* [EXERCISE OBJECTIVE]
Return each line of the data below verbatim; pictures are to be left out.

* [DATA SEGMENT]
══════════

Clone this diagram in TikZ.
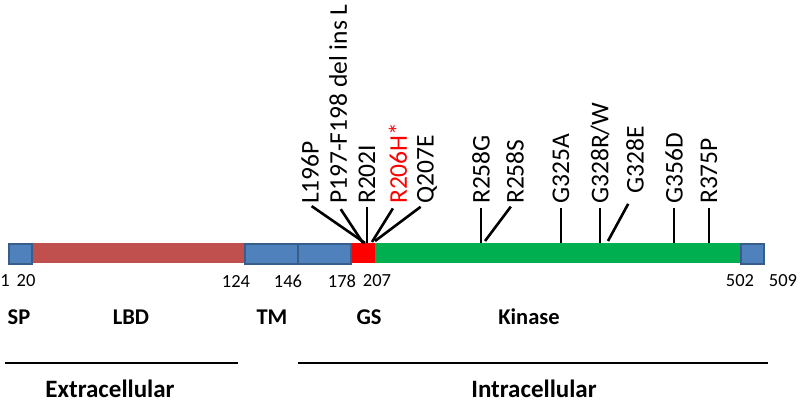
\documentclass[tikz,border=0pt]{standalone}
\usepackage{fontspec}
\setmainfont{Carlito}
\definecolor{boxblue}{HTML}{4F81BD}
\definecolor{boxedge}{HTML}{385D8A}
\definecolor{lbdred}{HTML}{C0504D}
\definecolor{gsred}{HTML}{FF0000}
\definecolor{kgreen}{HTML}{00B050}
\begin{document}
\begin{tikzpicture}[x=1pt,y=-1pt,
  seg/.style={anchor=north west,inner sep=0pt,minimum height=20pt,fill=#1},
  bseg/.style={anchor=north west,inner sep=0pt,minimum height=20pt,fill=boxblue,draw=boxedge,line width=1.5pt},
  num/.style={font=\fontsize{18.5}{22}\selectfont,inner sep=0pt},
  dom/.style={font=\fontsize{22.5}{27}\selectfont\bfseries,inner sep=0pt},
  side/.style={font=\fontsize{25}{30}\selectfont\bfseries,inner sep=0pt},
  mut/.style={font=\fontsize{25.5}{30}\selectfont,rotate=90,anchor=west,inner sep=1pt},
  stick/.style={line width=2.6pt,shorten <=2pt},
  region/.style={line width=2pt}]
\useasboundingbox (0,0) rectangle (800,404);
% bar segments
\node[seg=lbdred,minimum width=214pt] (lbd) at (30,243) {};
\node[seg=gsred,minimum width=25pt] (gs) at (350,243) {};
\node[seg=kgreen,minimum width=365pt] (kin) at (375,243) {};
\node[bseg,minimum width=23pt] (sp) at (8,243) {};
\node[bseg,minimum width=53pt] (tma) at (244,243) {};
\node[bseg,minimum width=53pt] (tmb) at (297,243) {};
\node[bseg,minimum width=23pt] (ct) at (740,243) {};
% residue numbers
\node[num] (n1) at (5,281) {1};
\node[num] (n20) at (26,281) {20};
\node[num] (n124) at (236,281) {124};
\node[num] (n146) at (288,281) {146};
\node[num] (n178) at (342,281) {178};
\node[num] (n207) at (377,281) {207};
\node[num] (n502) at (740,281) {502};
\node[num] (n509) at (783,281) {509};
% domain names
\node[dom] (lsp) at (19,317) {SP};
\node[dom] (llbd) at (131,317) {LBD};
\node[dom] (ltm) at (272,317) {TM};
\node[dom] (lgs) at (369,317) {GS};
\node[dom] (lkin) at (529,317) {Kinase};
% regions
\coordinate (ea) at (5,363);
\coordinate (eb) at (238,363);
\coordinate (ia) at (298,363);
\coordinate (ib) at (768,363);
\draw[region] (ea) -- (eb);
\draw[region] (ia) -- (ib);
\node[side] (lext) at (110,389) {Extracellular};
\node[side] (lint) at (534,389) {Intracellular};
% mutation labels
\node[mut] (m1) at (310,205) {L196P};
\node[mut] (m2) at (338,205) {P197-F198 del ins L};
\node[mut] (m3) at (367,205) {R202I};
\node[mut,text=gsred] (m4) at (398,205) {R206H*};
\node[mut] (m5) at (427,205) {Q207E};
\node[mut] (m6) at (481,205) {R258G};
\node[mut] (m7) at (515,205) {R258S};
\node[mut] (m8) at (561,205) {G325A};
\node[mut] (m9) at (600,205) {G328R/W};
\node[mut] (m10) at (635,195) {G328E};
\node[mut] (m11) at (674,205) {G356D};
\node[mut] (m12) at (709,205) {R375P};
% attachment points on the bar
\coordinate (b1) at (365,243);
\coordinate (b2) at (363,243);
\coordinate (b3) at (367,243);
\coordinate (b4) at (372,242);
\coordinate (b5) at (375,241);
\coordinate (b6) at (481,243);
\coordinate (b7) at (485,241);
\coordinate (b8) at (561,243);
\coordinate (b9) at (600,243);
\coordinate (b10) at (608,241);
\coordinate (b11) at (674,243);
\coordinate (b12) at (709,243);
\draw[stick] (m1.west) -- (b1);
\draw[stick,shorten <=5pt] (m2.west) -- (b2);
\draw[stick] (m3.west) -- (b3);
\draw[stick,shorten <=4pt] ([xshift=-3pt]m4.west) -- (b4);
\draw[stick,shorten <=3pt] ([xshift=-4pt]m5.west) -- (b5);
\draw[stick,shorten <=3pt] (m6.west) -- (b6);
\draw[stick] ([xshift=-3pt]m7.west) -- (b7);
\draw[stick,shorten <=3pt] (m8.west) -- (b8);
\draw[stick,shorten <=3pt] (m9.west) -- (b9);
\draw[stick,shorten <=10pt] ([xshift=-2pt]m10.west) -- (b10);
\draw[stick,shorten <=3pt] (m11.west) -- (b11);
\draw[stick,shorten <=3pt] (m12.west) -- (b12);
\end{tikzpicture}
\end{document}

══════════

* [TASK OUTPUT]
Clone this diagram in TikZ.
\documentclass[tikz,border=0pt]{standalone}
\usepackage{fontspec}
\setmainfont{Carlito}
\definecolor{boxblue}{HTML}{4F81BD}
\definecolor{boxedge}{HTML}{385D8A}
\definecolor{lbdred}{HTML}{C0504D}
\definecolor{gsred}{HTML}{FF0000}
\definecolor{kgreen}{HTML}{00B050}
\begin{document}
\begin{tikzpicture}[x=1pt,y=-1pt,
  seg/.style={anchor=north west,inner sep=0pt,minimum height=20pt,fill=#1},
  bseg/.style={anchor=north west,inner sep=0pt,minimum height=20pt,fill=boxblue,draw=boxedge,line width=1.5pt},
  num/.style={font=\fontsize{18.5}{22}\selectfont,inner sep=0pt},
  dom/.style={font=\fontsize{22.5}{27}\selectfont\bfseries,inner sep=0pt},
  side/.style={font=\fontsize{25}{30}\selectfont\bfseries,inner sep=0pt},
  mut/.style={font=\fontsize{25.5}{30}\selectfont,rotate=90,anchor=west,inner sep=1pt},
  stick/.style={line width=2.6pt,shorten <=2pt},
  region/.style={line width=2pt}]
\useasboundingbox (0,0) rectangle (800,404);
% bar segments
\node[seg=lbdred,minimum width=214pt] (lbd) at (30,243) {};
\node[seg=gsred,minimum width=25pt] (gs) at (350,243) {};
\node[seg=kgreen,minimum width=365pt] (kin) at (375,243) {};
\node[bseg,minimum width=23pt] (sp) at (8,243) {};
\node[bseg,minimum width=53pt] (tma) at (244,243) {};
\node[bseg,minimum width=53pt] (tmb) at (297,243) {};
\node[bseg,minimum width=23pt] (ct) at (740,243) {};
% residue numbers
\node[num] (n1) at (5,281) {1};
\node[num] (n20) at (26,281) {20};
\node[num] (n124) at (236,281) {124};
\node[num] (n146) at (288,281) {146};
\node[num] (n178) at (342,281) {178};
\node[num] (n207) at (377,281) {207};
\node[num] (n502) at (740,281) {502};
\node[num] (n509) at (783,281) {509};
% domain names
\node[dom] (lsp) at (19,317) {SP};
\node[dom] (llbd) at (131,317) {LBD};
\node[dom] (ltm) at (272,317) {TM};
\node[dom] (lgs) at (369,317) {GS};
\node[dom] (lkin) at (529,317) {Kinase};
% regions
\coordinate (ea) at (5,363);
\coordinate (eb) at (238,363);
\coordinate (ia) at (298,363);
\coordinate (ib) at (768,363);
\draw[region] (ea) -- (eb);
\draw[region] (ia) -- (ib);
\node[side] (lext) at (110,389) {Extracellular};
\node[side] (lint) at (534,389) {Intracellular};
% mutation labels
\node[mut] (m1) at (310,205) {L196P};
\node[mut] (m2) at (338,205) {P197-F198 del ins L};
\node[mut] (m3) at (367,205) {R202I};
\node[mut,text=gsred] (m4) at (398,205) {R206H*};
\node[mut] (m5) at (427,205) {Q207E};
\node[mut] (m6) at (481,205) {R258G};
\node[mut] (m7) at (515,205) {R258S};
\node[mut] (m8) at (561,205) {G325A};
\node[mut] (m9) at (600,205) {G328R/W};
\node[mut] (m10) at (635,195) {G328E};
\node[mut] (m11) at (674,205) {G356D};
\node[mut] (m12) at (709,205) {R375P};
% attachment points on the bar
\coordinate (b1) at (365,243);
\coordinate (b2) at (363,243);
\coordinate (b3) at (367,243);
\coordinate (b4) at (372,242);
\coordinate (b5) at (375,241);
\coordinate (b6) at (481,243);
\coordinate (b7) at (485,241);
\coordinate (b8) at (561,243);
\coordinate (b9) at (600,243);
\coordinate (b10) at (608,241);
\coordinate (b11) at (674,243);
\coordinate (b12) at (709,243);
\draw[stick] (m1.west) -- (b1);
\draw[stick,shorten <=5pt] (m2.west) -- (b2);
\draw[stick] (m3.west) -- (b3);
\draw[stick,shorten <=4pt] ([xshift=-3pt]m4.west) -- (b4);
\draw[stick,shorten <=3pt] ([xshift=-4pt]m5.west) -- (b5);
\draw[stick,shorten <=3pt] (m6.west) -- (b6);
\draw[stick] ([xshift=-3pt]m7.west) -- (b7);
\draw[stick,shorten <=3pt] (m8.west) -- (b8);
\draw[stick,shorten <=3pt] (m9.west) -- (b9);
\draw[stick,shorten <=10pt] ([xshift=-2pt]m10.west) -- (b10);
\draw[stick,shorten <=3pt] (m11.west) -- (b11);
\draw[stick,shorten <=3pt] (m12.west) -- (b12);
\end{tikzpicture}
\end{document}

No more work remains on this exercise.